A abordagem trançada que acabamos usando envolvia os seguintes elementos:
- Cada dia da oficina começou com cerimônias tradicionais de cachimbo e água, tambores e cantos, e falas de Anciões e Guardiões do Conhecimento.
- Os Anciãos e os Guardiões do Conhecimento participaram num próprio processo paralelo separado do processo de cenários usando a abordagem trançada.
- Cada vez mais as oficinas eram facilitadas pelos membros das Primeiras Nações de nossa equipe, com os membros da Reos não tendo papéis de fala.

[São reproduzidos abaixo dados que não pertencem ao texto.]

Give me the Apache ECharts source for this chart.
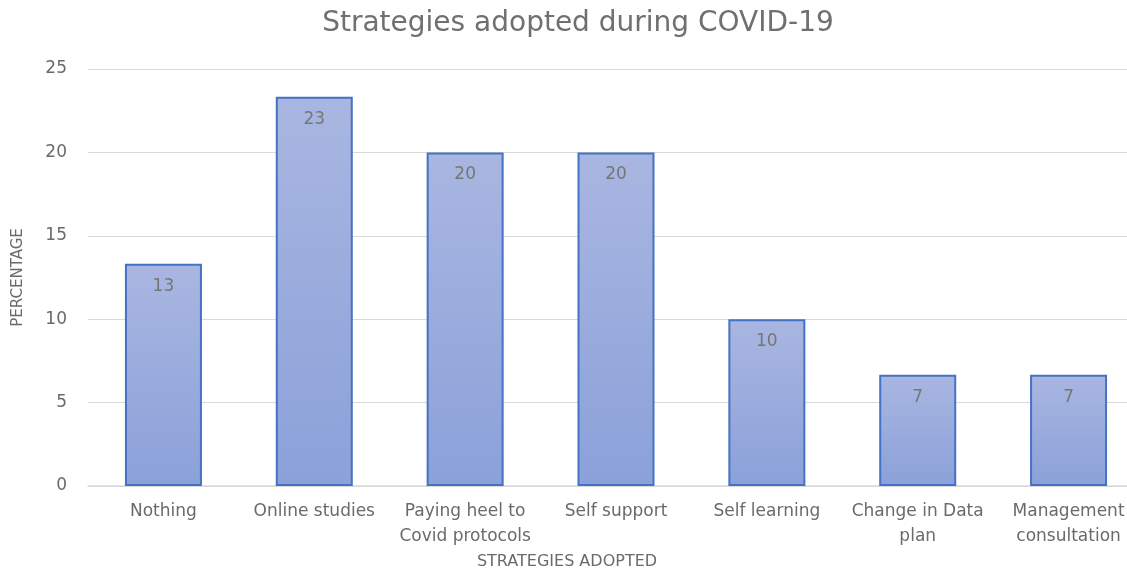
<!DOCTYPE html>
<html>
<head>
<meta charset="utf-8">
<script src="https://cdn.jsdelivr.net/npm/echarts@6/dist/echarts.min.js"></script>
<style>
  html, body { margin: 0; padding: 0; background: #fff; }
  #chart { width: 1127px; height: 569px; }
</style>
</head>
<body>
<div id="chart"></div>
<script>
// 数据
const categories = ['Nothing', 'Online studies', 'Paying heel to\nCovid protocols', 'Self support',
  'Self learning', 'Change in Data\nplan', 'Management\nconsultation'];
const percentages = [13.33, 23.33, 20, 20, 10, 6.67, 6.67];
const yTicks = [0, 5, 10, 15, 20, 25];

const chart = echarts.init(document.getElementById('chart'));
const grey = '#6a6a6a';
const font = '"DejaVu Sans", "Open Sans", sans-serif';

chart.setOption({
  animation: false,
  title: {
    text: 'Strategies adopted during COVID-19',
    left: 573,
    top: 5,
    textAlign: 'center',
    textStyle: { color: '#707070', fontSize: 28, fontWeight: 'normal', fontFamily: font }
  },
  grid: { left: 88, top: 69, width: 1056, height: 417, containLabel: false, outerBoundsMode: 'none' },
  xAxis: {
    type: 'category',
    data: categories,
    name: 'STRATEGIES ADOPTED',
    nameLocation: 'middle',
    nameGap: 68,
    nameTextStyle: { color: grey, fontSize: 16, fontFamily: font, padding: [0, 98, 0, 0] },
    axisTick: { show: false },
    axisLine: { lineStyle: { color: '#d9d9d9', width: 1.5 } },
    axisLabel: { interval: 0, color: grey, fontSize: 17, fontFamily: font, lineHeight: 25, margin: 13 }
  },
  yAxis: {
    type: 'value',
    min: yTicks[0],
    max: yTicks[yTicks.length - 1],
    interval: 5,
    name: 'PERCENTAGE',
    nameLocation: 'middle',
    nameGap: 62,
    nameTextStyle: { color: grey, fontSize: 15, fontFamily: font },
    axisLine: { show: false },
    axisTick: { show: false },
    axisLabel: { color: grey, fontSize: 17, fontFamily: font, margin: 21 },
    splitLine: { lineStyle: { color: '#d9d9d9', width: 1 } }
  },
  series: [{
    type: 'bar',
    data: percentages,
    barWidth: 77,
    itemStyle: {
      borderColor: '#4472c4',
      borderWidth: 2,
      color: new echarts.graphic.LinearGradient(0, 0, 0, 1, [
        { offset: 0, color: '#a9b6e1' },
        { offset: 1, color: '#8ba1d9' }
      ])
    },
    label: {
      show: true,
      position: 'insideTop',
      distance: 14,
      color: '#767676',
      fontSize: 17,
      fontFamily: font,
      formatter: p => Math.round(p.value)
    }
  }]
});
</script>
</body>
</html>
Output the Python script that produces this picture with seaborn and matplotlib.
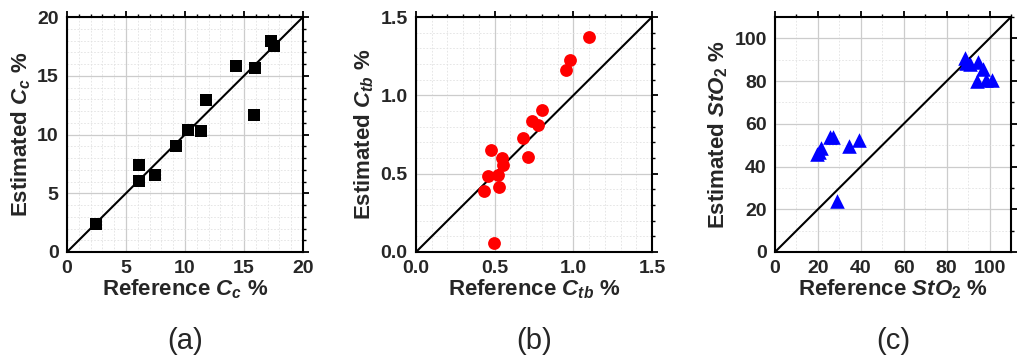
import matplotlib
matplotlib.use("Agg")
import matplotlib.pyplot as plt
from matplotlib.ticker import MultipleLocator
import seaborn as sns
import pandas as pd

# panel (a): C_c
cc_ref = [2.46, 6.14, 6.14, 7.47, 9.25, 10.24, 11.37, 11.8, 14.3, 15.9, 15.84, 17.3, 17.5]
cc_est = [2.38, 7.38, 6.01, 6.52, 8.99, 10.35, 10.27, 12.96, 15.8, 15.66, 11.66, 18.0, 17.5]

# panel (b): C_tb
ctb_ref = [0.435, 0.46, 0.475, 0.496, 0.52, 0.526, 0.545, 0.556, 0.683, 0.709,
           0.736, 0.774, 0.80, 0.955, 0.98, 1.10]
ctb_est = [0.39, 0.487, 0.649, 0.057, 0.489, 0.417, 0.598, 0.557, 0.73, 0.604,
           0.834, 0.81, 0.904, 1.16, 1.226, 1.372]

# panel (c): StO2
sto2_ref = [19.5, 20.5, 21.5, 25.5, 27.2, 28.8, 34.6, 39.0,
            88.5, 89.0, 91.0, 94.5, 97.0, 94.0, 98.5, 101.0]
sto2_est = [46.0, 47.0, 48.5, 53.8, 53.8, 24.0, 49.8, 52.6,
            91.0, 88.5, 88.0, 89.0, 85.5, 80.0, 80.5, 80.5]

sns.set_theme(style="white")
plt.rcParams['font.family'] = ['Liberation Sans', 'DejaVu Sans']
plt.rcParams['mathtext.fontset'] = 'custom'
plt.rcParams['mathtext.it'] = 'Liberation Sans:italic:bold'
plt.rcParams['mathtext.rm'] = 'Liberation Sans:bold'
plt.rcParams['mathtext.bf'] = 'Liberation Sans:bold'

fig = plt.figure(figsize=(10.24, 3.61), dpi=100)
W, H = 1024, 361
lefts = [67, 416, 775]
axes = [fig.add_axes([l / W, 1 - 252 / H, 236 / W, 235 / H]) for l in lefts]

panels = [
    dict(x=cc_ref, y=cc_est, marker="s", color="black", lim=20, major=5, minor=1, s=85,
         xl=r"Reference $C_c$ %", yl=r"Estimated $C_c$ %", tag="(a)"),
    dict(x=ctb_ref, y=ctb_est, marker="o", color="red", lim=1.5, major=0.5, minor=0.1, s=85,
         xl=r"Reference $C_{tb}$ %", yl=r"Estimated $C_{tb}$ %", tag="(b)"),
    dict(x=sto2_ref, y=sto2_est, marker="^", color="blue", lim=110, major=20, minor=10, s=110,
         xl=r"Reference $StO_\mathrm{2}$ %", yl=r"Estimated $StO_\mathrm{2}$ %", tag="(c)"),
]

for ax, p in zip(axes, panels):
    df = pd.DataFrame({"ref": p["x"], "est": p["y"]})
    ax.plot([0, p["lim"]], [0, p["lim"]], color="black", lw=1.5, zorder=2)
    sns.scatterplot(data=df, x="ref", y="est", marker=p["marker"], color=p["color"],
                    s=p["s"], edgecolor=p["color"], linewidth=0, ax=ax, zorder=3)
    ax.set_xlim(0, p["lim"])
    ax.set_ylim(0, p["lim"])
    for a in (ax.xaxis, ax.yaxis):
        a.set_major_locator(MultipleLocator(p["major"]))
        a.set_minor_locator(MultipleLocator(p["minor"]))
    ax.grid(True, which="major", color="#cccccc", lw=0.9)
    ax.grid(True, which="minor", color="#e2e2e2", lw=0.6, ls=(0, (2, 2)))
    ax.set_axisbelow(True)
    ax.tick_params(which="both", direction="out", top=True, right=True,
                   labeltop=False, labelright=False, color="black")
    ax.tick_params(which="major", length=4, width=1.3, labelsize=14, pad=2)
    ax.tick_params(which="minor", length=2, width=1.0)
    for sp in ax.spines.values():
        sp.set_color("black")
        sp.set_linewidth(1.5)
    for lab in ax.get_xticklabels() + ax.get_yticklabels():
        lab.set_fontweight("bold")
    ax.set_xlabel(p["xl"], fontsize=16, fontweight="bold", labelpad=0)
    ax.set_ylabel(p["yl"], fontsize=16, fontweight="bold", labelpad=3)
    ax.text(0.5, -0.38, p["tag"], transform=ax.transAxes, ha="center", va="center",
            fontsize=21)

fig.savefig("out.png", dpi=100)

- As partes do processo que eram estruturadas e com limite de tempo foram reduzidas para deixar mais tempo para atividades menos estruturadas e restritivas.
Conclusão
Ao usar essa abordagem entrelaçada para responder às quatro questões estratégicas, a equipe de cenários construiu quatro estórias de possíveis futuros para os povos das Primeiras Nações em Manitoba:
- Domínio, um cenário de supremacia e apagamento contínuo.
- Apanhador de Sonhos, um cenário de apreciação e apropriação.

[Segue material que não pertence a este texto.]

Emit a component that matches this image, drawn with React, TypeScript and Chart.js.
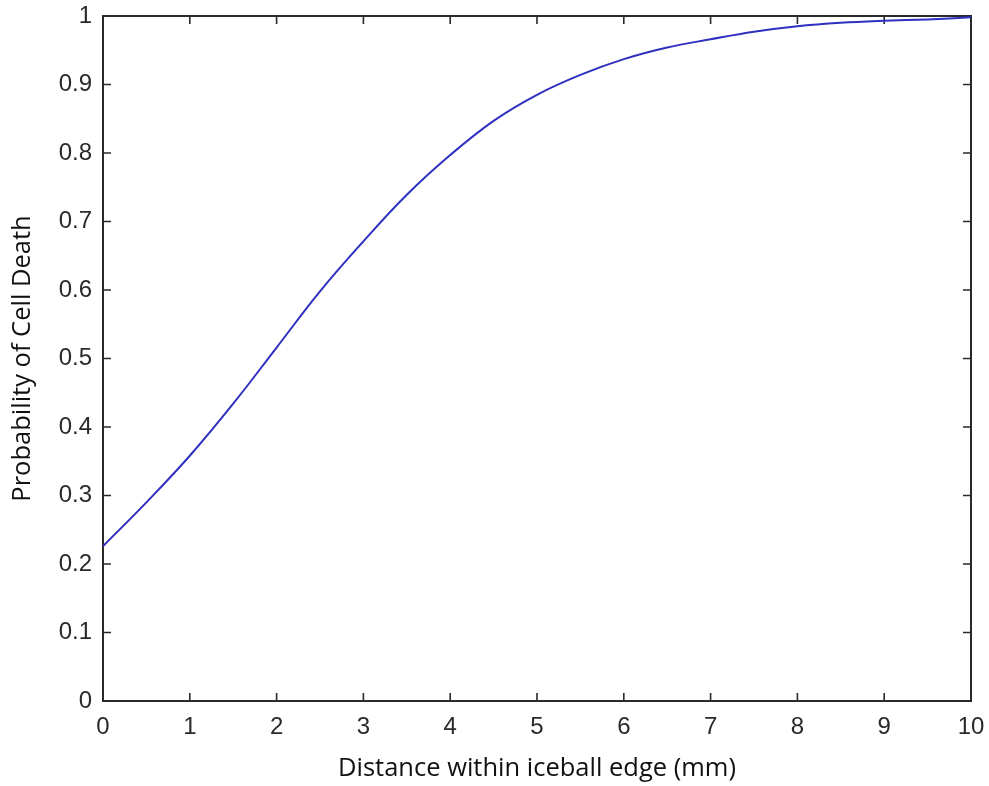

- Todas As Minhas Relações, um cenário de negociação e reciprocidade.
- Sol, Grama e Águas, um cenário de autodeterminação.
Esses cenários estão se mostrando relevantes, desafiadores, plausíveis e claros. Eles possibilitaram que os líderes das Primeiras Nações de Manitoba concordassem sobre uma visão de futuro e uma estratégia para a criação de Mino Pimatisiwin. Eles também estão fornecendo uma base para negociações importantes com o governo federal e da província sobre legislação e políticas públicas que afetam as Primeiras Nações.
Além disso, a maioria da equipe de cenários e os líderes das Primeiras Nações concluíram que o cenário Apanhador de Sonhos e especialmente o cenário Domínio são perigosos e devem ser combatidos, enquanto o cenário Todas as Minhas Relações e especialmente o cenário Sol, Grama e Águas são promissores e que devem lutar para realizá-los.
Esses cenários também fornecem orientação importante para facilitadores como nós, que desejam entrelaçar metodologias indígenas e não indígenas. Aprendemos que tanto a abordagem relacional exemplificada pelo cenário de Domínio (em que as metodologias não indígenas são consideradas as melhores) quanto pelo Cenário de Apanhador de Sonhos (em que alguns elementos das metodologias indígenas são incorporados a processos não indígenas) não serão aceitas por Líderes das Primeiras Nações, portanto, não pode funcionar. Em contraste, a abordagem exemplificada por Todas as Minhas Relações (que envolve negociação de processo e reciprocidade) e por Sol, Grama e Águas (onde os processos empregados pertencem aos povos indígenas e eles escolhem quais contribuições não indígenas desejam) será aceita e então pode funcionar.